Most U.S. companies are not doing anything about their exposure to this.
"People haven't thought about it in North America because of the abundance and cheapness of water," said Taylor. "We're spoiled here."
But not for much longer. Just ask folks in Atlanta about their water supply. Or talk to farmers in California, or anybody in the West for that matter, about the Sierra snowpack and the Colorado River.
"In California, every cubic meter of water is spoken for in some way," said Hwang, and the supply of water west of the Mississippi is only going down.
One of the most profound ways a company can be impacted by water scarcity is in its operations. All companies use water in some fashion but some depend on it--take agricultural interests or soft-drink makers, energy companies or textile mills.
And companies also face serious threats from regulatory and legal motions should they be found to be polluting local water supplies. They might suffer loss of market too. Just ask Coca-Cola about the worldwide movement against it organized by 20 villages in northern India, where the company was accused of overuse and pollution of local water resources.
Local communities are demanding their say in how nearby corporations use their water.
"That voice is becoming much, much stronger and demanding to have a seat on the table," said Hwang.
In addition to boycotts, such negative headlines related to water involve obvious reputational risk.
Getting back to that existential threat to how you do business, public relations are secondary. At-risk corporations have to act to save their water supply.
Amazingly, according to Hwang's estimates, only six or seven companies in the world think systematically and holistically about their water risk exposure--the likes of SABMiller, Coca-Cola, Unilever, Rio Tinto, Pepsi and Nestle.
These firms know which watersheds their facilities draw from. They know how their supply chains are water-impacted and impactful. Within a given facility, they can then break down their water usage. With each new investment, they analyze the availability and quality of nearby water sources. And all of their strategic water-related goals are made with local communities' interests in mind.
"That's a tall order," said Hwang, whose firm works with companies to carry it out.
Insurance does not appear to be a solution for this effort.
"Some risks you can insure," said Taylor. "Just losing your water supply may or may not be insurable, it depends on how it happens."
WATER RISK FOR BEGINNERS
So what can firms do if they are just starting to grapple with their water risks--or if they haven't started at all?
According to BSR's Hwang, one of the first things she does with clients is map out where all of their facilities are, then overlay onto that map the geography of where water scarcity and stress are an issue. This visualization can quickly help companies prioritize exactly where they have exposure, whether it be Northern China, the Middle East or Atlanta.
Then with this short list of exposed facilities, said Hwang, companies can drill down to find out how much water is being used at each one, then work to make those numbers smaller.
"Every facility will have a manager there that knows how much water is being used," she said.
We're talking how and why water is being used, if any is being conserved or recycled, what impact runoff has, and how could water use be more efficiently. Facilities could look into storing rainwater, reusing runoff, avoiding evaporation or cutting out water use for landscaping, say.

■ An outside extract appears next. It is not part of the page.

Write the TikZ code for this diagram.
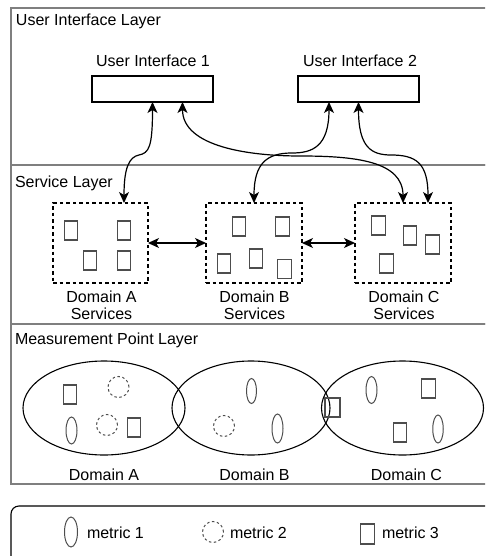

"Those things you can do very easily," said Aon's Taylor.
Taylor added that water must also be taken into consideration when locating new or expanding old facilities.
Another first step for risk managers and other managers with water on the brain could be to take a look at already established guidelines for understanding the exposure. UNEP has published such a tool--the aforementioned "Half Full or Half Empty" publication.
Once you master the first steps of water risk management, then you can take the next mitigation step. It is not enough to merely be water efficient, said Hwang. Companies should also focus on protecting water resources and the ecosystems they support.
"If the environment is not producing water for you, you're screwed," she said.